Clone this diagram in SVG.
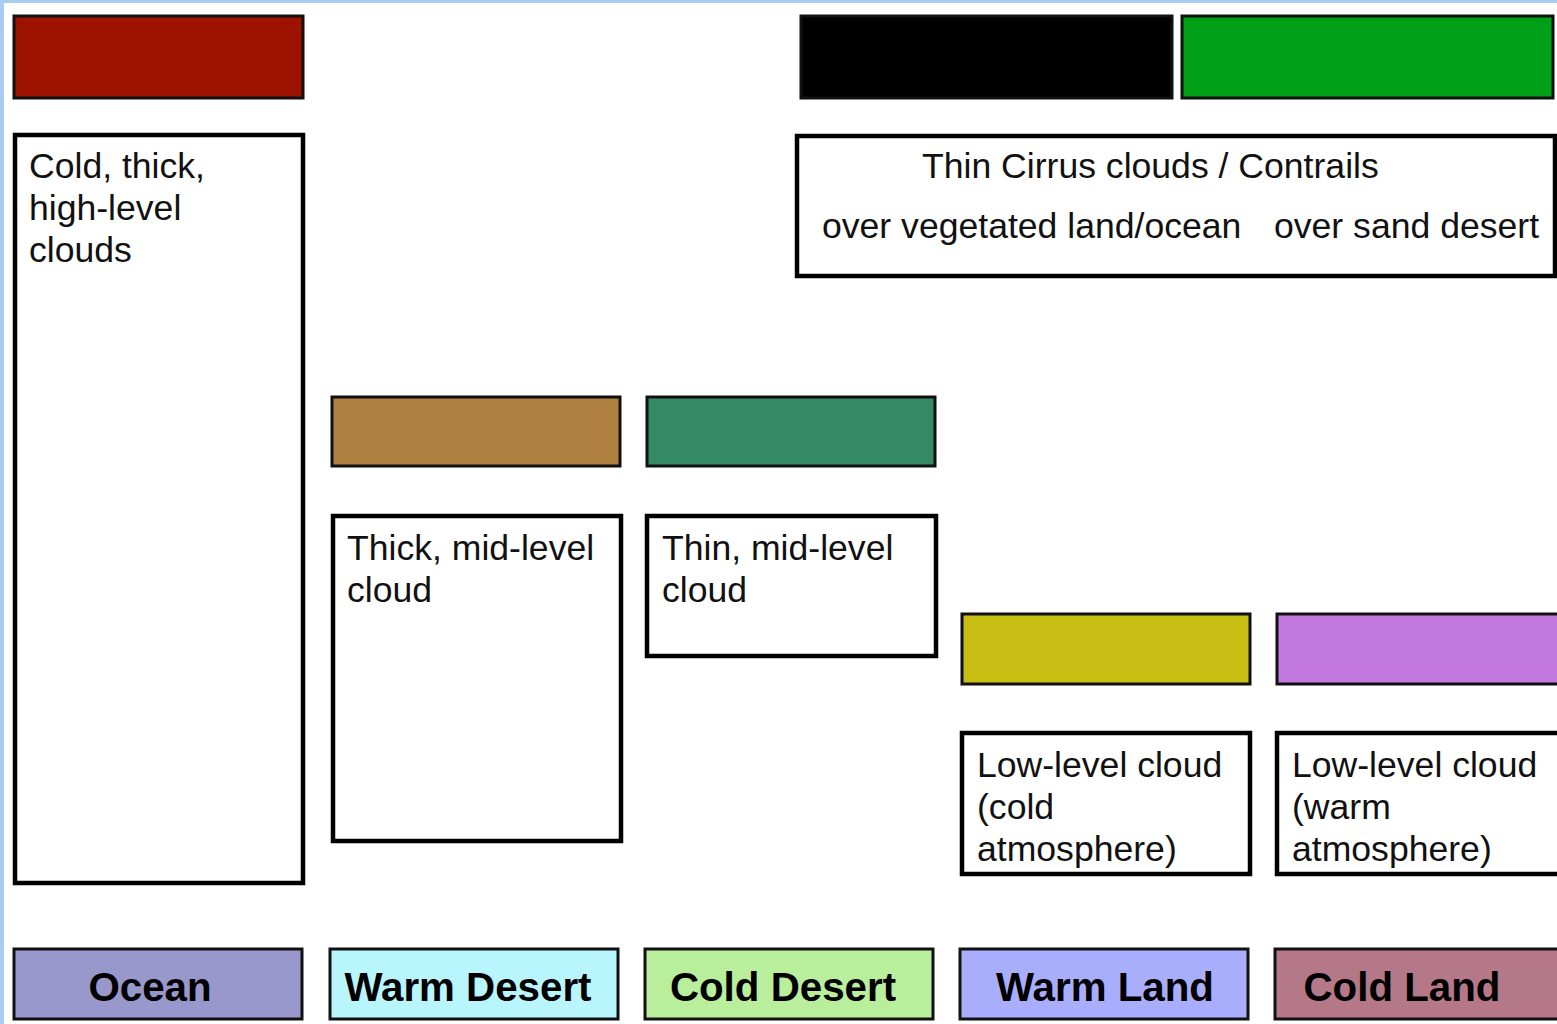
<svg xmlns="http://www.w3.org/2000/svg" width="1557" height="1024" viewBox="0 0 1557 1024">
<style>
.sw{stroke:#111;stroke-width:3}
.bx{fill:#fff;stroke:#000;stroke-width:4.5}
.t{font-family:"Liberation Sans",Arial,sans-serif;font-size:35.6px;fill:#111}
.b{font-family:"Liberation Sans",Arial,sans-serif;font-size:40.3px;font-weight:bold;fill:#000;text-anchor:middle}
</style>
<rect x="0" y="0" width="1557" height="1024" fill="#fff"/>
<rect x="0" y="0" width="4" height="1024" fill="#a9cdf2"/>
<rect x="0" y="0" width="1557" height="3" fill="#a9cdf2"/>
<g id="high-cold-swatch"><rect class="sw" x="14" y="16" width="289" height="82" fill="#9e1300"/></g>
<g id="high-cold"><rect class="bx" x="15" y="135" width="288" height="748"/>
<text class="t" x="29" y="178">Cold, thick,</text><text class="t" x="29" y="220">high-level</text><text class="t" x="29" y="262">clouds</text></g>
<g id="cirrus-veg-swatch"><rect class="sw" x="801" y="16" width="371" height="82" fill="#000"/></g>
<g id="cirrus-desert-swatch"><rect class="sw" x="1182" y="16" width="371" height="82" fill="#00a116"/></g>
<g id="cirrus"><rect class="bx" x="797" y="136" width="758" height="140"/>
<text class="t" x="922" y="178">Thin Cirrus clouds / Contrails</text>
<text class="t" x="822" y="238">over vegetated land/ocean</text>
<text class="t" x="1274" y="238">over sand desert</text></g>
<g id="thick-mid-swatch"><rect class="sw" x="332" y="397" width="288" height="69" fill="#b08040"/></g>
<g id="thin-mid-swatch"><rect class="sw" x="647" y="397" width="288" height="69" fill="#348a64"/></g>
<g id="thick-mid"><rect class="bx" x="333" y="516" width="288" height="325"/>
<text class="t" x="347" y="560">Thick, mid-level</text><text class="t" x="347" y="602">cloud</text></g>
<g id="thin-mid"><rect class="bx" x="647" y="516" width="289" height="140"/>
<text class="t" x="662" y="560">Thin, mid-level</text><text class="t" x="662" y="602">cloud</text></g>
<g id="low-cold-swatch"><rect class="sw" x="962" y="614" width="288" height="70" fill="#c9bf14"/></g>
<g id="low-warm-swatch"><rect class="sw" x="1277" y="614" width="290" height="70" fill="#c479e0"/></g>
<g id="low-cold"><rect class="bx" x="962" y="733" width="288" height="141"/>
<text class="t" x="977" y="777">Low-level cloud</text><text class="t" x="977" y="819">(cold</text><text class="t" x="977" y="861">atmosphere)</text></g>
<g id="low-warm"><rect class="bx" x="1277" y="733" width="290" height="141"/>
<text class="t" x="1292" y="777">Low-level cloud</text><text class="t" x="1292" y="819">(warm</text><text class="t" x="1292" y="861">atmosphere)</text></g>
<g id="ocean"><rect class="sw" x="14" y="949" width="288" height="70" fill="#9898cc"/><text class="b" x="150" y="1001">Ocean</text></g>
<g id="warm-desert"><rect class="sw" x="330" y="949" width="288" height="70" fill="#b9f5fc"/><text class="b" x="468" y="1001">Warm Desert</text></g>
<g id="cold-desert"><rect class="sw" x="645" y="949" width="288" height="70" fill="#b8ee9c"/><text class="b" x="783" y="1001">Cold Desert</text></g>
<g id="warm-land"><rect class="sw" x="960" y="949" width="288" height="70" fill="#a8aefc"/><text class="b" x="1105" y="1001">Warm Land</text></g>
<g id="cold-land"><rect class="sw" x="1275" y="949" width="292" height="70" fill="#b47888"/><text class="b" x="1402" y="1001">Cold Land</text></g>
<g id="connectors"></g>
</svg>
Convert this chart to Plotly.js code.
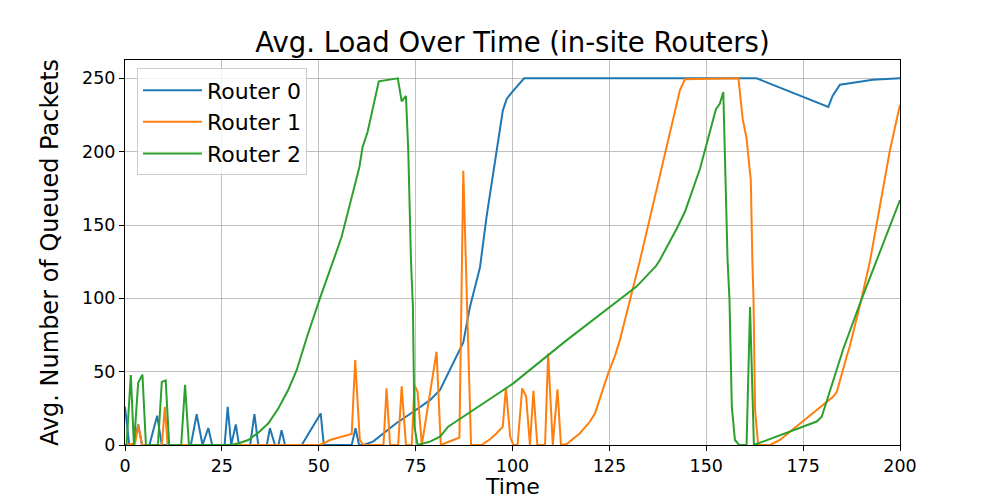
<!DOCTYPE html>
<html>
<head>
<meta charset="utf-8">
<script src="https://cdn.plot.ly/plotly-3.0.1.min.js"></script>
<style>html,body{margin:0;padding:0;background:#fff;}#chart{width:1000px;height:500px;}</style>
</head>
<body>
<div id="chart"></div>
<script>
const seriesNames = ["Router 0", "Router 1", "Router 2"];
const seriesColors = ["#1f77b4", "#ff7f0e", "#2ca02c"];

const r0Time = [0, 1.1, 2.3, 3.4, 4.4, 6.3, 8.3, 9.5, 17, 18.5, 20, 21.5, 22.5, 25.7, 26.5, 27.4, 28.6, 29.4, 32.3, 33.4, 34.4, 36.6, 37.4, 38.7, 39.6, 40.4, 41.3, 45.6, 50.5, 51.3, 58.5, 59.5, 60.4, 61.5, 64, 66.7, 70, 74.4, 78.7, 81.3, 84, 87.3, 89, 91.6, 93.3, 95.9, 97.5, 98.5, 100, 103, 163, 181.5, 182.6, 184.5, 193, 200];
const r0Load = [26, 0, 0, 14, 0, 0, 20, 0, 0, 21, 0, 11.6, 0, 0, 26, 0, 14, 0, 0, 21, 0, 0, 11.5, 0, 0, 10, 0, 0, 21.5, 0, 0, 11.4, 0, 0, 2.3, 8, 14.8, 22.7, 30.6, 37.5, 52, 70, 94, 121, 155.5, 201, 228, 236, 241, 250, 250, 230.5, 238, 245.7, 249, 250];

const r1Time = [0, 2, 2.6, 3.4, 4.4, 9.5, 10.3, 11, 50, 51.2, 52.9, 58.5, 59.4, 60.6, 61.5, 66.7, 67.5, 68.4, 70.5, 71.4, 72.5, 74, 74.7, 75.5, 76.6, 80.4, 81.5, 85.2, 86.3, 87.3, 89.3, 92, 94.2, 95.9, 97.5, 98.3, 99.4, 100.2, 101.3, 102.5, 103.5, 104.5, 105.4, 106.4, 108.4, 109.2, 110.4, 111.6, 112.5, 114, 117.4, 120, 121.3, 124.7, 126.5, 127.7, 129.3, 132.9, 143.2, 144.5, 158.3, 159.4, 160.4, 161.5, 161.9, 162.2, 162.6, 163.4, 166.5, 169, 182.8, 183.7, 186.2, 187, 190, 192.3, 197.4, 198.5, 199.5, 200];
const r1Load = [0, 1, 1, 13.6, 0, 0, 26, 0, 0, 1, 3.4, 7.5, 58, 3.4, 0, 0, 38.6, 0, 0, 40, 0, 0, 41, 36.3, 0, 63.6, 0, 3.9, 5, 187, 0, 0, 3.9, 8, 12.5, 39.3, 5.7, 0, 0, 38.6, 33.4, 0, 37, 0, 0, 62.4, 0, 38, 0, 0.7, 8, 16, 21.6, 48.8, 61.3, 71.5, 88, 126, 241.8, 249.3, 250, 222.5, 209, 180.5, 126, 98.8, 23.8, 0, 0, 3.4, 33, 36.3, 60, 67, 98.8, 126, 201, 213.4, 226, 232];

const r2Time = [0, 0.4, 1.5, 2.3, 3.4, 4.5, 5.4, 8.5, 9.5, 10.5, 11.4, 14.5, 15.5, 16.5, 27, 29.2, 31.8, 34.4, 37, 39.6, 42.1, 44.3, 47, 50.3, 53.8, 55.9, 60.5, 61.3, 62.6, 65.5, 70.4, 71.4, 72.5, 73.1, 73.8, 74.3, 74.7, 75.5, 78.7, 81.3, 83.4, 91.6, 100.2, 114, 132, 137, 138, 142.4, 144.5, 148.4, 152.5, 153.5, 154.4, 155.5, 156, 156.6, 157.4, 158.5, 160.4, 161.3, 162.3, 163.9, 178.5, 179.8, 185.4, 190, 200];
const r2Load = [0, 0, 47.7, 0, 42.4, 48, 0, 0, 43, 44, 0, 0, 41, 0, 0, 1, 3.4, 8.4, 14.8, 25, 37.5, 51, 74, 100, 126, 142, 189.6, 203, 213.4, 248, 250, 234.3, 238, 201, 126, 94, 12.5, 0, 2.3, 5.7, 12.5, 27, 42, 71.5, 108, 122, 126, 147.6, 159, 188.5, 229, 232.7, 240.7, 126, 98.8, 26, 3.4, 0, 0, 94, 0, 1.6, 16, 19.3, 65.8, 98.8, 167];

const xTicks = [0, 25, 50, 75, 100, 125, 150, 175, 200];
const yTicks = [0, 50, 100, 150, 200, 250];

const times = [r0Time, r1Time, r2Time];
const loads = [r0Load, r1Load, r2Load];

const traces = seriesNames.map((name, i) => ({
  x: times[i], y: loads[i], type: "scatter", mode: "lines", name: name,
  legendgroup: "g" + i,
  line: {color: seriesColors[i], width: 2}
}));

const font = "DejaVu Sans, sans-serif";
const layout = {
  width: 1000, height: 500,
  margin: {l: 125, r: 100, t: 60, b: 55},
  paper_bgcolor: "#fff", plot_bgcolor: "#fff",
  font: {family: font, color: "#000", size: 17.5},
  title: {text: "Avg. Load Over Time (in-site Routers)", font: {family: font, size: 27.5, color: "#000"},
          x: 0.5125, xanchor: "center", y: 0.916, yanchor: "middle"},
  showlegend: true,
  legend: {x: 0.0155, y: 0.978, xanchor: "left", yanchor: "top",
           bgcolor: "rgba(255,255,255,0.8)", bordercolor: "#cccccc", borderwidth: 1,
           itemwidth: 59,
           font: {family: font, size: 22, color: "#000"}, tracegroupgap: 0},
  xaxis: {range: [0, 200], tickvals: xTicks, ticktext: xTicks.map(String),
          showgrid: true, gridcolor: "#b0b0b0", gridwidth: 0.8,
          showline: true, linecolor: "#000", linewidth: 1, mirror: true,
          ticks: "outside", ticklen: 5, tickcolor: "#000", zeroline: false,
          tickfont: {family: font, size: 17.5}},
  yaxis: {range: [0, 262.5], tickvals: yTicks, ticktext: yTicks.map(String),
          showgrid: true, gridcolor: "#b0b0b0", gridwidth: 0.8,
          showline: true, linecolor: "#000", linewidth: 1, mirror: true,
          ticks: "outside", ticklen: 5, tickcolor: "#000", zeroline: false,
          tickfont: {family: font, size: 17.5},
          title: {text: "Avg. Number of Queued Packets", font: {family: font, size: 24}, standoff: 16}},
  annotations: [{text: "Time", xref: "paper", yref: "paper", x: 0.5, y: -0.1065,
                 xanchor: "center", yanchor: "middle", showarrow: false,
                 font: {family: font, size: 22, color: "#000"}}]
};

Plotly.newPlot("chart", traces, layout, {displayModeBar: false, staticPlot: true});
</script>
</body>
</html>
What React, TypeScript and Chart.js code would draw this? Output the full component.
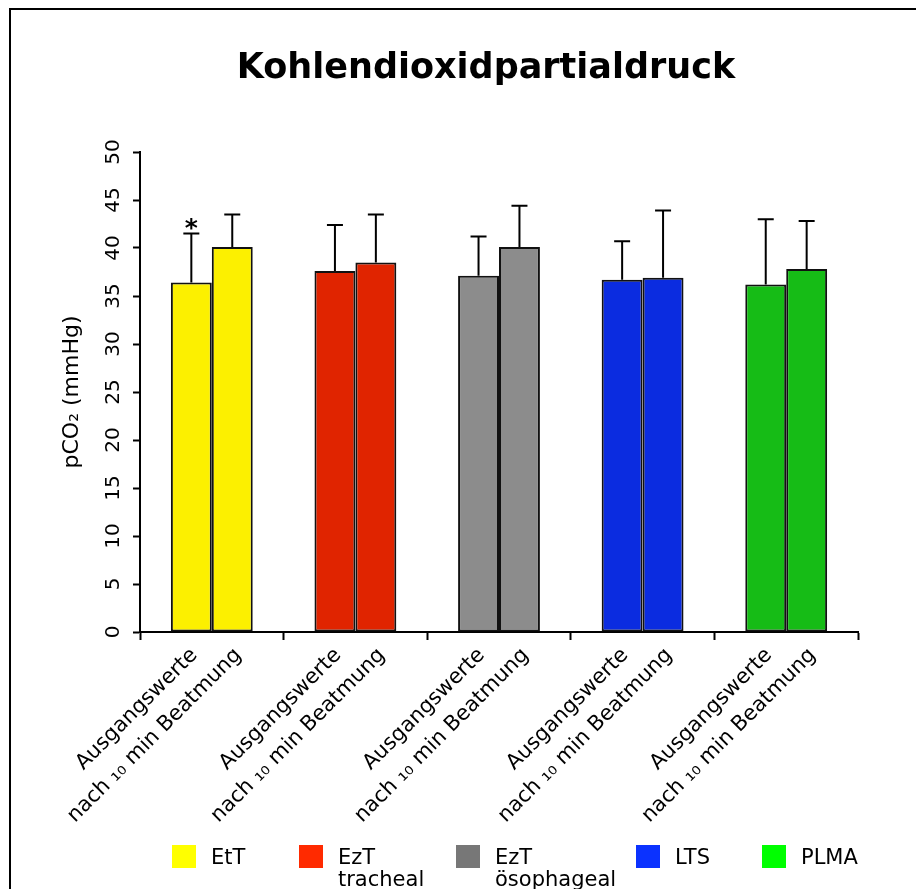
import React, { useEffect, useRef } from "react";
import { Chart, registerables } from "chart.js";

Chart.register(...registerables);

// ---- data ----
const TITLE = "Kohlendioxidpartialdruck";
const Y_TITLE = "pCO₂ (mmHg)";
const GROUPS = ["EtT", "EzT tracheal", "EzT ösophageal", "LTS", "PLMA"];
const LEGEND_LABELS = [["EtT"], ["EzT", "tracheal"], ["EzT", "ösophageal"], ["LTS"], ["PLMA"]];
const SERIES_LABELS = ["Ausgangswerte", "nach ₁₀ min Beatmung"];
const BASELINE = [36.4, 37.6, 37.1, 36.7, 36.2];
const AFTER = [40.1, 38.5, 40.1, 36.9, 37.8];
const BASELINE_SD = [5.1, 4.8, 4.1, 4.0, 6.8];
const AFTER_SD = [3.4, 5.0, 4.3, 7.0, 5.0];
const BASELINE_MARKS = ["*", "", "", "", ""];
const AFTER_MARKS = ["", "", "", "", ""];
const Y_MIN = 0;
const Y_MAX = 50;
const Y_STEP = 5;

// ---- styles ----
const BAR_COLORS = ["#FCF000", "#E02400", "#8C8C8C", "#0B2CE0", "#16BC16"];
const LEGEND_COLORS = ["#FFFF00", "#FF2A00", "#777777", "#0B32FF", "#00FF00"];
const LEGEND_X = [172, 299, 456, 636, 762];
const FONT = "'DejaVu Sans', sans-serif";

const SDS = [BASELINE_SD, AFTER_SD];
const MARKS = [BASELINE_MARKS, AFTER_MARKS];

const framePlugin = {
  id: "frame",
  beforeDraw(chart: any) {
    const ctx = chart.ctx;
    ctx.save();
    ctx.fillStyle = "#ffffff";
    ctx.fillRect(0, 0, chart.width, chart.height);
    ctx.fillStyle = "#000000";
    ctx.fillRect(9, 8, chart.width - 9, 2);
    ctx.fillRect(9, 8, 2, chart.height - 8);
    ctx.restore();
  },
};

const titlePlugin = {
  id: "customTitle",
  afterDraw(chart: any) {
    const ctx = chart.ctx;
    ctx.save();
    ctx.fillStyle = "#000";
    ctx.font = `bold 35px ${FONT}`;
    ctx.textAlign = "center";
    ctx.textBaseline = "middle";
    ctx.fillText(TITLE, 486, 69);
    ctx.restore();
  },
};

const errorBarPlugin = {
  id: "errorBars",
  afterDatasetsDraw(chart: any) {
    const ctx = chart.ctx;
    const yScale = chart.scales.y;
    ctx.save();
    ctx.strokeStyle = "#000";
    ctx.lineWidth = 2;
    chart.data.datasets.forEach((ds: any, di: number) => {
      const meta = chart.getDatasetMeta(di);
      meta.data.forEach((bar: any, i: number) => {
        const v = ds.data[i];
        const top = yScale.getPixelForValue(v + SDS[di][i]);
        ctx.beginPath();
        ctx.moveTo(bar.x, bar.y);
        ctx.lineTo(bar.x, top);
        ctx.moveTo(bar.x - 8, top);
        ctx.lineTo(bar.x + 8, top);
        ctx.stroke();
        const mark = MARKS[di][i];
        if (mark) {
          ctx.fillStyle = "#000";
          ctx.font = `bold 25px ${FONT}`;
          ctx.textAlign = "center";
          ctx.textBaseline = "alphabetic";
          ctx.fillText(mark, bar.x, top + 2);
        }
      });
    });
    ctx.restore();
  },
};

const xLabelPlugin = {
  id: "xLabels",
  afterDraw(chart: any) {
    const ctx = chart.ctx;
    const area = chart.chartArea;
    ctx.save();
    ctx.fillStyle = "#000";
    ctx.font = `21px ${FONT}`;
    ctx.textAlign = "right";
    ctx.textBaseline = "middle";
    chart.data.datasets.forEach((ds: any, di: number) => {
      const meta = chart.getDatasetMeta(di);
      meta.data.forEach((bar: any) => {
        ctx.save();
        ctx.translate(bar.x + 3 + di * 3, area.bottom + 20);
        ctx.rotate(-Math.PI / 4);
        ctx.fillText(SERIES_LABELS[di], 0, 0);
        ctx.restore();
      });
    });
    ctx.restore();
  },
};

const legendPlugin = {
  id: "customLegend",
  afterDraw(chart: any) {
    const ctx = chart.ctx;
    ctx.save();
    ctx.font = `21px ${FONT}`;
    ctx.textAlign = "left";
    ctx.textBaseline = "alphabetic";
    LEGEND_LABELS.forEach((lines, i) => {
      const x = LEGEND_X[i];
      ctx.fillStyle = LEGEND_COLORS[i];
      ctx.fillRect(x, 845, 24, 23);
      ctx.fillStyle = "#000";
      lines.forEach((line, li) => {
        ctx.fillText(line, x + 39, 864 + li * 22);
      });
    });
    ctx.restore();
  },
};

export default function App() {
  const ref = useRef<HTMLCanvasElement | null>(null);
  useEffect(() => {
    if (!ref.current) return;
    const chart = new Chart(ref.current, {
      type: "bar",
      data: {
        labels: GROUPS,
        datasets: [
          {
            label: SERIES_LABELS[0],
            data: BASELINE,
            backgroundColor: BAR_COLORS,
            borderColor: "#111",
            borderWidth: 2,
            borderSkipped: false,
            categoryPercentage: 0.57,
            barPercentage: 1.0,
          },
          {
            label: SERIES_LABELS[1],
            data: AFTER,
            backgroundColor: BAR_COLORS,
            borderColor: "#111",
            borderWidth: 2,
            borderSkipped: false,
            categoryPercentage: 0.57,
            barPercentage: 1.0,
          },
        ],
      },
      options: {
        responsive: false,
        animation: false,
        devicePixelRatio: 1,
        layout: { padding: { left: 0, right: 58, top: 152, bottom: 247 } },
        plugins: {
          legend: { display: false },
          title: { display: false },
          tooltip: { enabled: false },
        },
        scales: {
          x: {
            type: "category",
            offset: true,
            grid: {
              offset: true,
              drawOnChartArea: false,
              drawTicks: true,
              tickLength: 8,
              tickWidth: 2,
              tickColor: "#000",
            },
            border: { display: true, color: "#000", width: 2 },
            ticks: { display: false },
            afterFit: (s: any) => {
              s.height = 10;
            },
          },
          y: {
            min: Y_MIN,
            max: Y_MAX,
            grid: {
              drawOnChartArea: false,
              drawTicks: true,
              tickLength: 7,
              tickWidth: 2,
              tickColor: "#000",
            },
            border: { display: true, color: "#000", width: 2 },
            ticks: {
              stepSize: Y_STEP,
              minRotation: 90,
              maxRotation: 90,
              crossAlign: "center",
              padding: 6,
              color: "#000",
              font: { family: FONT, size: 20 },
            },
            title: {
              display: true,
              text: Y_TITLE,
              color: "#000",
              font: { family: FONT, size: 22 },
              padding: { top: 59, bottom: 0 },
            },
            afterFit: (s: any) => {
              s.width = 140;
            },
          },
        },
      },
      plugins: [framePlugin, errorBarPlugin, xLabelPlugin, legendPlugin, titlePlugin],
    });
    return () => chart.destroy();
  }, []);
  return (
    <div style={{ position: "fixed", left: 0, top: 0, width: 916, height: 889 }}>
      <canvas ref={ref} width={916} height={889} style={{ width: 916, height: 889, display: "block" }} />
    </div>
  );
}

### What you will do
Search the records for the string "this" and return every line in which it occurs.

### Correct output
Clone this diagram in SVG.
Convert this chart to Plotly.js code.
What React, TypeScript and Chart.js code would draw this? Output the full component.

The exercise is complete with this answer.